Umar Akmal has filed an official appeal against the three-year ban imposed on him by the PCB, challenging the length of the sanction and hoping to get it reduced. Akmal was expelled from all representative cricket after he he failed to report details of corrupt approaches made to him ahead of this year's PSL.
The PCB confirmed the receipt of Akmal's appeal and will form a panel of independent adjudicators to hear the case. According to the PCB's code, the panel will not conduct a de novo (fresh) hearing, but instead limit itself to "a consideration of whether the decision being appealed was erroneous."
Akmal was charged by the PCB on two counts of breaching its anti-corruption code, and while each charge carries a three-year ban, they are being run concurrently.

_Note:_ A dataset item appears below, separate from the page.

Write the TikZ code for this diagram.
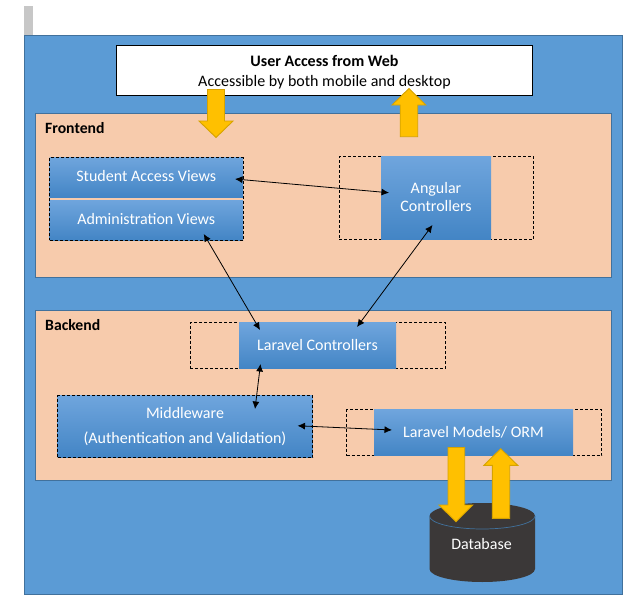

It is understood that Akmal maintained in his appeal that the three-year ban was unprecedented, and that other players committing similar offences had been let off with lesser punishments - Mohammad Irfan was banned for six months (reduced from one year for cooperating with the PCB's investigation in 2017, while Mohammad Nawaz picked up a two-month ban soon afterwards. In a recent example from outside Pakistan, Shakib Al Hasan - among the senior-most players in Bangladesh cricket - was banned for two years with one year of that sentence suspended.
In the Akmal case, the judge observed that the player had failed to give any plausible explanation for not reporting the matter to the PCB's vigilance and anti-corruption departments and was in breach of article 2.4.4, and he would be deemed to be engaged in corrupt conduct under the anti-corruption code of the PCB. It was also recorded that Akmal didn't show any remorse and hadn't cooperated with investigating authorities.
In other previous cases, players got lesser punishments as a result of admitting to their mistakes and agreeing to the imposed sanctions.